# Water tank help?



## frolic1972campernewbies (Apr 17, 2009)

Hi one and all,
Thanks for the welcomes, we are happy to start our Travel Trailer journey with you. We have started renovating our trailer and being a new guy to this I was hoping that you guys could enlighten me on a couple things. I have some pics in photos (still havnt figured out how to attach or find the URL to this forum :shrug: ) . 
The front of the trailer is a blank slate, I am going to rebuild the 7' couch into a smaller dinette/bed set to give me more room up front.
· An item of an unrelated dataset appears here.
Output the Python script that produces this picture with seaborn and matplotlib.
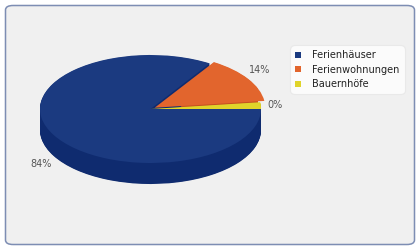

I am also going to build a bed w/ 6" head board cross ways at the front of the trailer. ( I got both these ideas from Bigjrs new camper pics. so thanks goes out to you...nice rig BTW) 
My question is how does the hot water heater hook or work in ref. to the water tank? does it connect to the tank or is there a hose from the heater to the tank? BTW I have no water heater as a ref. the person before me took it out. My plan is to put the tank under the bed and the heater on the outside at the end of the tank and a water inlet hose from the other side, through the 6" headboard to the tank, is this a viable idea?
The other question is I desperately need a entrance door, New they are going from $350 on up... Does anybody know of a good salvage around the Oklahoma area?
Any help will be "GREATLY" appreciated I will pay all the credit due to the masters :10001: 
Thanks again


----------



## ctfortner (Nov 16, 2007)

Just a quick topic on posting pictures, have a look here and see if it helps, if not send me a PM, we will get it worked out
http://www.campercommunity.com/forum/announcements/474-uploading-pictures-your-posts.html

I have to run, will get back on the questions in the morning.


----------



## frolic1972campernewbies (Apr 17, 2009)

*Thanks*

thanks so much for the help ctfortner, I will give it a try and see if a can get a pic. on here


----------



## frolic1972campernewbies (Apr 17, 2009)

*cool*

I really appreciate the help, I will put up a couple more pics. that ref. areas I could use some advice about. Thanks again:thumbup1:


----------